Picture this: it's 2030. Your business is running on servers powered by the sun — orbiting 700 kilometres above Earth, cooled by the vacuum of space, and completely off the strained electrical grid. No data centre down the street. No utility bill. No "not in my backyard" complaints from the neighbourhood next door.

That's not science fiction. It's the business plan of Starcloud — and this week, investors just backed it to the tune of $170 million, valuing the company at $1.1 billion and making it the fastest startup in Y Combinator history to reach unicorn status.

We don't usually write about space startups. But this one is directly tied to the IT infrastructure that powers every business on Earth — including yours. So let's break it down.

Why are we running out of data centre space on Earth?

Every time you send an email, load a website, back up a file to the cloud, or run any kind of business software — somewhere, a data centre is doing the heavy lifting. These massive facilities, packed with servers, cooling systems, and power infrastructure, are the invisible backbone of the modern economy.

And they're running into a wall.

Demand for computing power — driven by cloud adoption, streaming, and increasingly, artificial intelligence — has outpaced the ability to build new data centres fast enough. The problems are threefold: land is scarce and expensive, electrical grids in many regions are already at capacity, and communities are pushing back on having giant power-hungry facilities built in their neighbourhoods. In the US alone, over 25 gigawatts of new data centre capacity is currently under construction. It's still not enough.

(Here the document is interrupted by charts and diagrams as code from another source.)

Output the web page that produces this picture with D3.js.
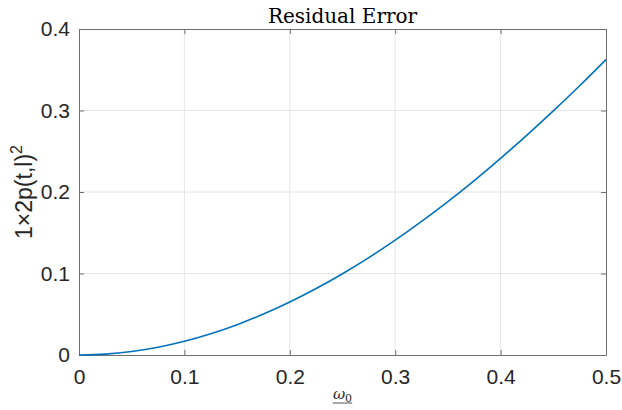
<!DOCTYPE html>
<html lang="en">
<head>
<meta charset="utf-8">
<title>Residual Error</title>
<script src="https://d3js.org/d3.v7.min.js"></script>
<style>
  body { margin: 0; background: #fff; }
  svg { display: block; }
  .tick text { font-family: Arial, "Liberation Sans", sans-serif; fill: #262626; }
</style>
</head>
<body>
<script>
// values
var omega = [0, 0.025, 0.05, 0.075, 0.1, 0.125, 0.15, 0.175, 0.2, 0.225, 0.25,
             0.275, 0.3, 0.325, 0.35, 0.375, 0.4, 0.425, 0.45, 0.475, 0.5];
var residual = [0, 0.0011, 0.0043, 0.0095, 0.0168, 0.0261, 0.0372, 0.0502, 0.0650, 0.0815, 0.0997,
                0.1195, 0.1409, 0.1639, 0.1883, 0.2141, 0.2413, 0.2698, 0.2995, 0.3304, 0.3625];
var xTicks = [0, 0.1, 0.2, 0.3, 0.4, 0.5];
var yTicks = [0, 0.1, 0.2, 0.3, 0.4];

var width = 622, height = 410;
var margin = {top: 29, right: 16, bottom: 55, left: 79};
var w = width - margin.left - margin.right,
    h = height - margin.top - margin.bottom;

var svg = d3.select("body").append("svg")
    .attr("width", width)
    .attr("height", height);

var g = svg.append("g")
    .attr("transform", "translate(" + margin.left + "," + margin.top + ")");

var x = d3.scaleLinear().domain([0, 0.5]).range([0, w]);
var y = d3.scaleLinear().domain([0, 0.4]).range([h, 0]);

// grid
g.append("g").selectAll("line")
    .data(xTicks.slice(1, -1))
    .enter().append("line")
    .attr("x1", d => x(d)).attr("x2", d => x(d))
    .attr("y1", 0).attr("y2", h)
    .attr("stroke", "#e6e6e6");
g.append("g").selectAll("line")
    .data(yTicks.slice(1, -1))
    .enter().append("line")
    .attr("x1", 0).attr("x2", w)
    .attr("y1", d => y(d)).attr("y2", d => y(d))
    .attr("stroke", "#e6e6e6");

// axes (ticks point inward like matlab)
var fmt = d => d === 0 ? "0" : d3.format(".1f")(d);
g.append("g")
    .attr("transform", "translate(0," + h + ")")
    .call(d3.axisBottom(x).tickValues(xTicks).tickFormat(fmt).tickSizeInner(-5).tickSizeOuter(0).tickPadding(14));
g.append("g")
    .call(d3.axisLeft(y).tickValues(yTicks).tickFormat(fmt).tickSizeInner(-5).tickSizeOuter(0).tickPadding(9));
g.append("g")
    .call(d3.axisTop(x).tickValues(xTicks).tickFormat("").tickSizeInner(-5).tickSizeOuter(0));
g.append("g")
    .attr("transform", "translate(" + w + ",0)")
    .call(d3.axisRight(y).tickValues(yTicks).tickFormat("").tickSizeInner(-5).tickSizeOuter(0));

g.selectAll(".domain").attr("stroke", "#6e6e6e");
g.selectAll(".tick line").attr("stroke", "#6e6e6e");
g.selectAll(".tick text").attr("font-size", 21);

// curve
var line = d3.line()
    .x((d, i) => x(omega[i]))
    .y(d => y(d))
    .curve(d3.curveMonotoneX);

g.append("path")
    .datum(residual)
    .attr("fill", "none")
    .attr("stroke", "#0072BD")
    .attr("stroke-width", 1.6)
    .attr("d", line);

// title
svg.append("text")
    .attr("x", margin.left + w / 2)
    .attr("y", 23)
    .attr("text-anchor", "middle")
    .attr("font-family", "'DejaVu Serif', serif")
    .attr("font-size", 20)
    .attr("fill", "#000")
    .text("Residual Error");

// y label
var yl = svg.append("text")
    .attr("transform", "translate(32," + (margin.top + h / 2) + ") rotate(-90)")
    .attr("text-anchor", "middle")
    .attr("font-family", "Arial, 'Liberation Sans', sans-serif")
    .attr("font-size", 23)
    .attr("fill", "#262626");
yl.append("tspan").text("1\u00d72p(t,l)");
yl.append("tspan").attr("dy", -10).attr("font-size", 16).text("2");

// x label, underlined omega_0
var xl = svg.append("text")
    .attr("x", margin.left + w / 2)
    .attr("y", 399)
    .attr("text-anchor", "middle")
    .attr("font-family", "'DejaVu Serif', serif")
    .attr("fill", "#262626");
xl.append("tspan").attr("font-style", "italic").attr("font-size", 15).text("\u03c9");
xl.append("tspan").attr("font-size", 11).attr("dy", 3).text("0");
var bb = xl.node().getBBox();
svg.append("line")
    .attr("x1", bb.x).attr("x2", bb.x + bb.width)
    .attr("y1", 403).attr("y2", 403)
    .attr("stroke", "#262626")
    .attr("stroke-width", 0.8);
</script>
</body>
</html>
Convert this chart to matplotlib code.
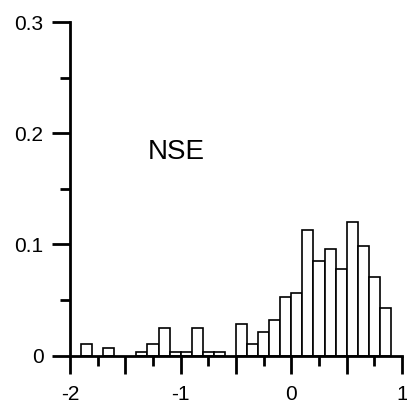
import matplotlib
matplotlib.use('Agg')
import matplotlib.pyplot as plt
import numpy as np
from matplotlib.ticker import MultipleLocator, FixedLocator, FixedFormatter

plt.rcParams['font.family'] = ['Liberation Sans', 'DejaVu Sans']
plt.rcParams['axes.unicode_minus'] = False

# histogram of NSE, bin width 0.1 (left edges), relative frequency
bin_left = [-1.9, -1.7, -1.4, -1.3, -1.2, -1.1, -1.0, -0.9, -0.8, -0.7,
            -0.5, -0.4, -0.3, -0.2, -0.1, 0.0, 0.1, 0.2, 0.3, 0.4,
            0.5, 0.6, 0.7, 0.8]
freq = [0.0106, 0.0071, 0.0035, 0.0106, 0.0247, 0.0035, 0.0035, 0.0247, 0.0035, 0.0035,
        0.0283, 0.0106, 0.0212, 0.0318, 0.0530, 0.0565, 0.1131, 0.0848, 0.0954, 0.0777,
        0.1201, 0.0989, 0.0707, 0.0424]
bin_width = 0.1

x_ticks = [-2, -1.5, -1, -0.5, 0, 0.5, 1]
x_labels = ['-2', '', '-1', '', '0', '', '1']
y_ticks = [0, 0.1, 0.2, 0.3]
y_labels = ['0', '0.1', '0.2', '0.3']

fig = plt.figure(figsize=(4.07, 4.03), dpi=100)
ax = fig.add_axes([70/407, (403-355.5)/403, 332/407, 333.5/403])

ax.bar(bin_left, freq, width=bin_width, align='edge',
       facecolor='white', edgecolor='black', linewidth=1.2)

ax.set_xlim(-2, 1)
ax.set_ylim(0, 0.3)

ax.xaxis.set_major_locator(FixedLocator(x_ticks))
ax.xaxis.set_major_formatter(FixedFormatter(x_labels))
ax.xaxis.set_minor_locator(FixedLocator([-1.75, -1.25, -0.75, -0.25, 0.25, 0.75]))
ax.yaxis.set_major_locator(FixedLocator(y_ticks))
ax.yaxis.set_major_formatter(FixedFormatter(y_labels))
ax.yaxis.set_minor_locator(MultipleLocator(0.05))

for side in ['top', 'right']:
    ax.spines[side].set_visible(False)
for side in ['left', 'bottom']:
    ax.spines[side].set_linewidth(2)

ax.tick_params(which='major', direction='out', length=13, width=2, labelsize=15, pad=6)
ax.tick_params(axis='x', which='major', pad=8)
ax.tick_params(which='minor', direction='out', length=7, width=2)

ax.text(-1.295, 0.183, 'NSE', fontsize=20, ha='left', va='center')

fig.savefig('out.png', dpi=100)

"The AI revolution is colliding with the physical limits of our terrestrial energy grid. We are quickly running out of places to build new energy projects for data centres on Earth." — Philip Johnston, CEO of Starcloud

So what exactly is Starcloud building?

Starcloud's pitch is elegant: space solves all three of those problems simultaneously. In orbit, there's no land shortage, no grid to strain, and no neighbourhood opposition. And the sun? It never sets in space. Satellites in sun-synchronous orbits get near-constant solar exposure — effectively unlimited, free renewable energy.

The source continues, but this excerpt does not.